In the poignant silence of early winter, Matsuo Bashō, a master of haiku, crafts a verse that resonates with the essence of absence and seasonal change:
the shrine is blanketed
with dead leaves
In this haiku, Bashō captures a moment of profound stillness. This isn’t just the normal stillness of winter, but one augmented by the physical desolation of the shrine and a deeper spiritual void left by the absent god converge. Winter inherently suggests a hush, a gradual retreat of the world into silence. The cease of autumn’s nightly insect choruses and nature’s gradual withering deepen this quiet. The belief that the gods have left most shrines to gather elsewhere only intensifies this sense of abandonment and stillness.

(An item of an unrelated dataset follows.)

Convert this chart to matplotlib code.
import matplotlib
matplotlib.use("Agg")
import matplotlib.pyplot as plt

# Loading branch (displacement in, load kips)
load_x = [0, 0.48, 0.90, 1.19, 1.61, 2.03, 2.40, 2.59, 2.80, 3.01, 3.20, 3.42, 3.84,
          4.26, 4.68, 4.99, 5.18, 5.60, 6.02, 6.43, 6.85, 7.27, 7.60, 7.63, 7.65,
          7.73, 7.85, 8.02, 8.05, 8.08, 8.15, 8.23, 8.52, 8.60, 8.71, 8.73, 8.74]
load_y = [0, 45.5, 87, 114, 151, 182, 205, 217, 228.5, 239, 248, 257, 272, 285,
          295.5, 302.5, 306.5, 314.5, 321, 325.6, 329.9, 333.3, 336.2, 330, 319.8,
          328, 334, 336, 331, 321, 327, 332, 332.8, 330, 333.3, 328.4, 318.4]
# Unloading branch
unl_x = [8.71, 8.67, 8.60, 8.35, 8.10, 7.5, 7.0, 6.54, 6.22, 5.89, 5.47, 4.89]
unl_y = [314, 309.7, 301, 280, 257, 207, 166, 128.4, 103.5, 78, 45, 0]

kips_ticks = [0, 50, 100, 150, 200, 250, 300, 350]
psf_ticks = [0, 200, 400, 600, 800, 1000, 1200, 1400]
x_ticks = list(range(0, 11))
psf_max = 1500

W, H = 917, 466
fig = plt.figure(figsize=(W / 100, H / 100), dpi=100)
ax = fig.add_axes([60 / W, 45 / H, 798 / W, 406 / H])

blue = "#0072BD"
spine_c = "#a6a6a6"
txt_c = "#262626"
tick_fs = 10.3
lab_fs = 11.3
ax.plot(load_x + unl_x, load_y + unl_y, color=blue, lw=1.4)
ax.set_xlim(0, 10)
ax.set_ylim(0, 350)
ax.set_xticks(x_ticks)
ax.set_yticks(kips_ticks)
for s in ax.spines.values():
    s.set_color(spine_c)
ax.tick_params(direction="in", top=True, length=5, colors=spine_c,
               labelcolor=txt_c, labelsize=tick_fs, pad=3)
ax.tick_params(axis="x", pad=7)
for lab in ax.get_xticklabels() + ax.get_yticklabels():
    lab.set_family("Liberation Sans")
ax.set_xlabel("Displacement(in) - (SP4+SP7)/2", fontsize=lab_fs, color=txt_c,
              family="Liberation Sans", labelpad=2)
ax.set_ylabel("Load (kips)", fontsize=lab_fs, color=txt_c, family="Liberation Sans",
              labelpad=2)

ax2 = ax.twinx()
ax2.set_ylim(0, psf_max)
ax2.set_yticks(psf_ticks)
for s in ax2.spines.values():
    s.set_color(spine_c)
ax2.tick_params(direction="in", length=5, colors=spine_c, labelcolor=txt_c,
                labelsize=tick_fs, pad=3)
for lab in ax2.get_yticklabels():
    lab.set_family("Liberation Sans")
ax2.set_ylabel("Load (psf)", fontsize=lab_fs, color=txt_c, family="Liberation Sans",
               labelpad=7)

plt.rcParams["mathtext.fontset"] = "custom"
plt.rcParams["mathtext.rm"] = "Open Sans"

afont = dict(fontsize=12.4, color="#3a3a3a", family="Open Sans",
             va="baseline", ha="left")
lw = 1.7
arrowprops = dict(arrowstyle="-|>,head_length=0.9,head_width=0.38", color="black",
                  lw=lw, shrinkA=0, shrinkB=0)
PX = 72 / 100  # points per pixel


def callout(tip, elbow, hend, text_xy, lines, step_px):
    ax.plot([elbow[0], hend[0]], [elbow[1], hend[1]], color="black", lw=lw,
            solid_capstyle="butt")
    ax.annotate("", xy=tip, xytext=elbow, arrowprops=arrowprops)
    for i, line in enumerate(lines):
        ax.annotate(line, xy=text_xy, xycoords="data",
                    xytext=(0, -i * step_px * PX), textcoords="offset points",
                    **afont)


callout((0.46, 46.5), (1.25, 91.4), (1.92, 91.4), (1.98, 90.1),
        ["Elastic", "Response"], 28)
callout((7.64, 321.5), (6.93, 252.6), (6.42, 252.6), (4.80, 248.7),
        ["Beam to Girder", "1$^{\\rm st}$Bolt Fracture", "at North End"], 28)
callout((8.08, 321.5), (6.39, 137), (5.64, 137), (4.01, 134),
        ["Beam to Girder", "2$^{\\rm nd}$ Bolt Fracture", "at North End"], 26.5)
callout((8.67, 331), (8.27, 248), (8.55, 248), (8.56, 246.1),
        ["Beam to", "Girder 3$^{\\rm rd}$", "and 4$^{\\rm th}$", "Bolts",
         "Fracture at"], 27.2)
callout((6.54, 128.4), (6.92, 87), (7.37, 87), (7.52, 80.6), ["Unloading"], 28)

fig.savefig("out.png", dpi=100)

This idea that the gods have left is an interesting one. It is said that during the tenth month, gods from across Japan gather at Izumo Grand Shrine in Shimane Prefecture. During their absence from the rest of Japan, other shrines feel stark and forlorn. The tenth month on the old calendar is around November on the modern one, so it’s likely Bashō was writing this haiku around this same time, 332 years ago, in 1691.
He was writing during an extended absence from Edo and from his disciples, as a new hermitage was being constructed for him. This haiku may well be a contemplation of his own absence, mirroring the gods’ departure.
This is a lovely reflection on the nature of absence, not only in the physical sense but also in the spiritual and emotional realms. As the leaves fall and the gods withdraw, we are reminded of the ever-changing cycle of life, the fleeting moments of presence, and the profound silence that follows.
There are two kigo (season words) here. Absence of the gods and fallen leaves, both kigo for early winter.